Ancistrus karajas

Scientific classification
- Kingdom: Animalia
- Phylum: Chordata
- Class: Actinopterygii
- Order: Siluriformes
- Family: Loricariidae
- Genus: Ancistrus
- Species: A. karajas
- Binomial name: Ancistrus karajas R. R. de Oliveira, Rapp Py-Daniel, Zawadzki & Zuanon, 2016

= Ancistrus karajas =

- Authority: R. R. de Oliveira, Rapp Py-Daniel, Zawadzki & Zuanon, 2016

Species of catfish

Ancistrus karajas is a species of freshwater ray-finned fish belonging to the family Loricariidae, the suckermouth armoured catfishes, and the subfamily Hypostominae, the suckermouth catfishes. This catfish is endemic to Brazil.

==Taxonomy==
Ancistrus karajas was first formally described in 2016 by the Brazilian ichthyologists Renildo Ribeiro de Oliveira, Lucia Helena Rapp Py-Daniel, Cláudio Henrique Zawadzki and Jansen Alfredo Sampaio Zuanon, with its type locality given as Igarapé Alemão, Parauapebas River, in the Carajás National Forest, the Tocantins River basin, in the Brazilian state of Pará, at 6°00'13"S, 50°34'34"W. Eschmeyer's Catalog of Fishes classified the genus Ancistrus in the subfamily Hypostominae, the suckermouth catfishes, within the suckermouth armored catfish family Loricariidae. It has also been classified in the tribe Ancistrini by some authorities.

==Etymology==
Ancistrus karajas is classified in the genus Ancistrus, a name coined by Rudolf Kner, but when he proposed the genus, he did not explain the etymology of the name. It is thought to be from the Greek ágkistron, meaning a "fish hook" or the "hook of a spindle", a reference to the hooked odontodes on the interopercular bone. The specific name, karajas, is the name of an indigenous people, the Karajá, who live in the lower Tocantins basin where the type locality is located.

==Description==
Ancistrus karajas is told apart from almost all other Ancistrus species by having no or a merely vestigial adipose fin with a single preadipose plate, as well as a combination of morphometric characters.
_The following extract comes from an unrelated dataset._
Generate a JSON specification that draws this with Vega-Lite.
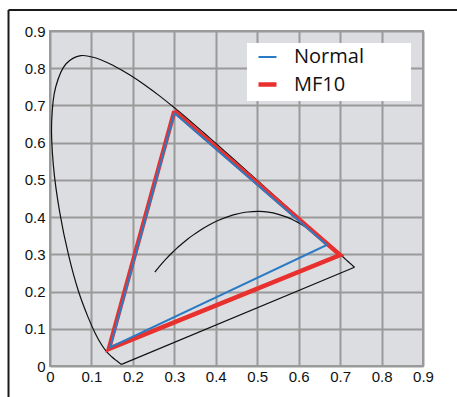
{
  "$schema": "https://vega.github.io/schema/vega-lite/v6.json",
  "width": 373,
  "height": 335,
  "autosize": {"type": "none"},
  "padding": {"left": 50, "top": 31, "right": 34, "bottom": 31},
  "background": "#ffffff",
  "config": {
    "view": {"fill": "#dcdde0", "stroke": "#9a9a9a", "strokeWidth": 2},
    "axis": {"labelOverlap": false, "labelSeparation": -100},
    "axisY": {"labelOverlap": false, "labelSeparation": -100},
    "axisQuantitative": {"labelOverlap": false, "labelSeparation": -100}
  },
  "datasets": {
    "locus": [
      {"i": 0, "x": 0.1741, "y": 0.0050},
      {"i": 1, "x": 0.1738, "y": 0.0049},
      {"i": 2, "x": 0.1733, "y": 0.0048},
      {"i": 3, "x": 0.1726, "y": 0.0048},
      {"i": 4, "x": 0.1714, "y": 0.0051},
      {"i": 5, "x": 0.1703, "y": 0.0058},
      {"i": 6, "x": 0.1689, "y": 0.0069},
      {"i": 7, "x": 0.1669, "y": 0.0086},
      {"i": 8, "x": 0.1644, "y": 0.0109},
      {"i": 9, "x": 0.1611, "y": 0.0138},
      {"i": 10, "x": 0.1566, "y": 0.0177},
      {"i": 11, "x": 0.1510, "y": 0.0227},
      {"i": 12, "x": 0.1440, "y": 0.0297},
      {"i": 13, "x": 0.1355, "y": 0.0399},
      {"i": 14, "x": 0.1241, "y": 0.0578},
      {"i": 15, "x": 0.1096, "y": 0.0868},
      {"i": 16, "x": 0.0913, "y": 0.1327},
      {"i": 17, "x": 0.0687, "y": 0.2007},
      {"i": 18, "x": 0.0454, "y": 0.2950},
      {"i": 19, "x": 0.0235, "y": 0.4127},
      {"i": 20, "x": 0.0082, "y": 0.5384},
      {"i": 21, "x": 0.0039, "y": 0.6548},
      {"i": 22, "x": 0.0139, "y": 0.7502},
      {"i": 23, "x": 0.0389, "y": 0.8120},
      {"i": 24, "x": 0.0743, "y": 0.8338},
      {"i": 25, "x": 0.1142, "y": 0.8262},
      {"i": 26, "x": 0.1547, "y": 0.8059},
      {"i": 27, "x": 0.1929, "y": 0.7816},
      {"i": 28, "x": 0.2296, "y": 0.7543},
      {"i": 29, "x": 0.2658, "y": 0.7243},
      {"i": 30, "x": 0.3016, "y": 0.6923},
      {"i": 31, "x": 0.3373, "y": 0.6589},
      {"i": 32, "x": 0.3731, "y": 0.6245},
      {"i": 33, "x": 0.4087, "y": 0.5896},
      {"i": 34, "x": 0.4441, "y": 0.5547},
      {"i": 35, "x": 0.4788, "y": 0.5202},
      {"i": 36, "x": 0.5125, "y": 0.4866},
      {"i": 37, "x": 0.5448, "y": 0.4544},
      {"i": 38, "x": 0.5752, "y": 0.4242},
      {"i": 39, "x": 0.6029, "y": 0.3965},
      {"i": 40, "x": 0.6270, "y": 0.3725},
      {"i": 41, "x": 0.6482, "y": 0.3514},
      {"i": 42, "x": 0.6658, "y": 0.3340},
      {"i": 43, "x": 0.6801, "y": 0.3197},
      {"i": 44, "x": 0.6915, "y": 0.3083},
      {"i": 45, "x": 0.7006, "y": 0.2993},
      {"i": 46, "x": 0.7079, "y": 0.2920},
      {"i": 47, "x": 0.7140, "y": 0.2859},
      {"i": 48, "x": 0.7190, "y": 0.2809},
      {"i": 49, "x": 0.7230, "y": 0.2770},
      {"i": 50, "x": 0.7260, "y": 0.2740},
      {"i": 51, "x": 0.7300, "y": 0.2700},
      {"i": 52, "x": 0.7320, "y": 0.2680},
      {"i": 53, "x": 0.7334, "y": 0.2666},
      {"i": 54, "x": 0.7347, "y": 0.2653}
    ],
    "purple": [
      {"i": 0, "x": 0.7347, "y": 0.2653},
      {"i": 1, "x": 0.1741, "y": 0.0050}
    ],
    "planck": [
      {"i": 0, "x": 0.2530, "y": 0.2520},
      {"i": 1, "x": 0.2637, "y": 0.2671},
      {"i": 2, "x": 0.2807, "y": 0.2884},
      {"i": 3, "x": 0.2952, "y": 0.3048},
      {"i": 4, "x": 0.3064, "y": 0.3166},
      {"i": 5, "x": 0.3135, "y": 0.3236},
      {"i": 6, "x": 0.3221, "y": 0.3318},
      {"i": 7, "x": 0.3325, "y": 0.3411},
      {"i": 8, "x": 0.3451, "y": 0.3516},
      {"i": 9, "x": 0.3608, "y": 0.3636},
      {"i": 10, "x": 0.3805, "y": 0.3768},
      {"i": 11, "x": 0.4053, "y": 0.3907},
      {"i": 12, "x": 0.4369, "y": 0.4041},
      {"i": 13, "x": 0.4476, "y": 0.4074},
      {"i": 14, "x": 0.4770, "y": 0.4137},
      {"i": 15, "x": 0.5056, "y": 0.4152},
      {"i": 16, "x": 0.5267, "y": 0.4133},
      {"i": 17, "x": 0.5493, "y": 0.4082},
      {"i": 18, "x": 0.5732, "y": 0.3993},
      {"i": 19, "x": 0.5857, "y": 0.3931},
      {"i": 20, "x": 0.5985, "y": 0.3858},
      {"i": 21, "x": 0.6251, "y": 0.3674},
      {"i": 22, "x": 0.6528, "y": 0.3444}
    ],
    "gamut": [
      {"series": "MF10", "i": 0, "x": 0.300, "y": 0.685},
      {"series": "MF10", "i": 1, "x": 0.700, "y": 0.298},
      {"series": "MF10", "i": 2, "x": 0.142, "y": 0.046},
      {"series": "MF10", "i": 3, "x": 0.300, "y": 0.685},
      {"series": "Normal", "i": 0, "x": 0.300, "y": 0.680},
      {"series": "Normal", "i": 1, "x": 0.668, "y": 0.325},
      {"series": "Normal", "i": 2, "x": 0.145, "y": 0.050},
      {"series": "Normal", "i": 3, "x": 0.300, "y": 0.680}
    ],
    "one": [{"k": 1}]
  },
  "layer": [
    {
      "data": {"name": "locus"},
      "mark": {"type": "line", "color": "#111111", "strokeWidth": 1.2, "interpolate": "catmull-rom"},
      "encoding": {
        "x": {"field": "x", "type": "quantitative", "scale": {"domain": [0, 0.9], "nice": false, "zero": false},
          "axis": {"values": [0, 0.1, 0.2, 0.3, 0.4, 0.5, 0.6, 0.7, 0.8, 0.9], "format": ".1~f", "labelPadding": 3, "title": null,
            "grid": true, "gridColor": "#9a9a9a", "gridWidth": 2, "gridOpacity": 1, "domain": false, "ticks": false,
            "labelFont": "Liberation Sans", "labelFontSize": 15, "labelColor": "#111111", "labelOverlap": false, "labelSeparation": -100, "labelFlush": false}},
        "y": {"field": "y", "type": "quantitative", "scale": {"domain": [0, 0.9], "nice": false, "zero": false},
          "axis": {"values": [0, 0.1, 0.2, 0.3, 0.4, 0.5, 0.6, 0.7, 0.8, 0.9], "tickCount": 10, "format": ".1~f", "labelPadding": 5, "title": null,
            "grid": true, "gridColor": "#9a9a9a", "gridWidth": 2, "gridOpacity": 1, "domain": false, "ticks": false,
            "labelFont": "Liberation Sans", "labelFontSize": 15, "labelColor": "#111111", "labelOverlap": false, "labelSeparation": -100, "labelFlush": false}},
        "order": {"field": "i", "type": "quantitative"}
      }
    },
    {
      "data": {"name": "purple"},
      "mark": {"type": "line", "color": "#111111", "strokeWidth": 1.2},
      "encoding": {
        "x": {"field": "x", "type": "quantitative"},
        "y": {"field": "y", "type": "quantitative"},
        "order": {"field": "i", "type": "quantitative"}
      }
    },
    {
      "data": {"name": "planck"},
      "mark": {"type": "line", "color": "#111111", "strokeWidth": 1.2, "interpolate": "catmull-rom"},
      "encoding": {
        "x": {"field": "x", "type": "quantitative"},
        "y": {"field": "y", "type": "quantitative"},
        "order": {"field": "i", "type": "quantitative"}
      }
    },
    {
      "data": {"name": "one"},
      "mark": {"type": "rect", "color": "#ffffff"},
      "encoding": {
        "x": {"datum": 0.4754},
        "x2": {"datum": 0.871},
        "y": {"datum": 0.868},
        "y2": {"datum": 0.712}
      }
    },
    {
      "data": {"name": "gamut"},
      "transform": [{"filter": "datum.series == 'MF10'"}],
      "mark": {"type": "line", "strokeJoin": "miter"},
      "encoding": {
        "x": {"field": "x", "type": "quantitative"},
        "y": {"field": "y", "type": "quantitative"},
        "order": {"field": "i", "type": "quantitative"},
        "color": {"field": "series", "type": "nominal", "scale": {"domain": ["Normal", "MF10"], "range": ["#2b7bc4", "#e8312f"]},
          "legend": {"title": null, "orient": "none", "legendX": 206, "legendY": 16, "padding": 0, "symbolType": "stroke", "symbolSize": 324,
            "labelFont": "Open Sans", "labelFontSize": 20, "labelColor": "#111111", "labelOffset": 15, "rowPadding": 6, "labelLimit": 200}},
        "strokeWidth": {"field": "series", "type": "nominal", "scale": {"domain": ["Normal", "MF10"], "range": [2, 4.5]},
          "legend": {"title": null, "orient": "none", "legendX": 206, "legendY": 16, "padding": 0, "symbolType": "stroke", "symbolSize": 324,
            "labelFont": "Open Sans", "labelFontSize": 20, "labelColor": "#111111", "labelOffset": 15, "rowPadding": 6, "labelLimit": 200}}
      }
    },
    {
      "data": {"name": "gamut"},
      "transform": [{"filter": "datum.series == 'Normal'"}],
      "mark": {"type": "line", "strokeJoin": "miter"},
      "encoding": {
        "x": {"field": "x", "type": "quantitative"},
        "y": {"field": "y", "type": "quantitative"},
        "order": {"field": "i", "type": "quantitative"},
        "color": {"field": "series", "type": "nominal"},
        "strokeWidth": {"field": "series", "type": "nominal"}
      }
    },
    {
      "data": {"name": "one"},
      "mark": {"type": "rule", "color": "#1a1a1a", "strokeWidth": 2},
      "encoding": {
        "x": {"datum": -0.1001},
        "x2": {"datum": 1.2},
        "y": {"datum": 0.9564}
      }
    },
    {
      "data": {"name": "one"},
      "mark": {"type": "rule", "color": "#1a1a1a", "strokeWidth": 2},
      "encoding": {
        "x": {"datum": -0.1001},
        "y": {"datum": 0.9564},
        "y2": {"datum": -0.2}
      }
    }
  ]
}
It was described at the same time as the similar A. krenakarore with the two species differing in colour and pattern. Ancistrus species develop soft, bushy tentacles on the snout when sexually mature, these are better developed in the males than they are in females.

==Distribution==
Ancistrus karajas is endemic to Brazil where it occurs in the lower Tocantins basin in Pará.